Elizabeth Warren wants Jensen Huang to testify before Congress about selling AI chips to China. The guy who turned graphics cards into a $2 trillion company now has to explain export controls to people who still ask their grandkids to fix their email. Jensen wears a leather jacket to earnings calls. Warren wore a cardigan to try to break up JPMorgan. Guess who understands semiconductors better.
Warren is pressing Nvidia on China sales, Trump, and data-center policy. That's three separate hearings worth of topics crammed into one invitation. She's basically asking Jensen to solve foreign policy, explain the previous administration, and teach her what a data center is. The man designs chips with 80 billion transistors. Warren thinks "the cloud" means weather.

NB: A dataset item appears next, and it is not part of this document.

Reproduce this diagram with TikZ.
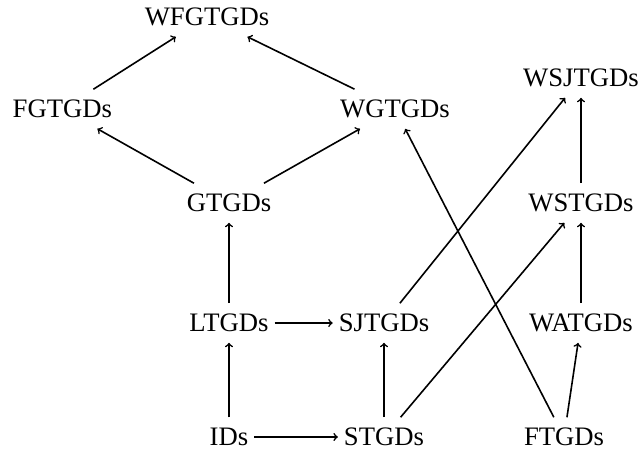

Congress is scrutinizing the AI chip boom because that's what Congress does when they don't understand something making money. They scrutinized Standard Oil. They scrutinized Microsoft. They scrutinized Facebook. All those companies are doing fine, by the way. Nvidia's market cap is larger than the entire German stock market, but sure, let's have the Senate Banking Committee weigh in on export controls.
Jensen will show up in his leather jacket. He'll say "accelerated computing" fourteen times. Warren will ask if Nvidia considered the national security implications. Jensen will explain that his company literally invented the technology that makes national security possible. Warren will nod. She will understand none of it. The hearing will produce zero legislation and one really boring C-SPAN clip.
Retail traders are buying Nvidia calls based on this news. They think Senate scrutiny means the stock goes up. They're not wrong, but they don't know why they're not wrong. Every tech company that gets hauled before Congress ends up bigger than before. The government threatening your business model is the best marketing you can't buy. Retail sees "Senate hearing" and thinks "bullish catalyst." They're accidentally correct, which is the most dangerous thing a retail trader can be.
Jensen's probably thrilled about this. Free publicity for doing nothing wrong while senators cosplay as tech regulators for their constituents who still think TikTok is stealing their refrigerator data.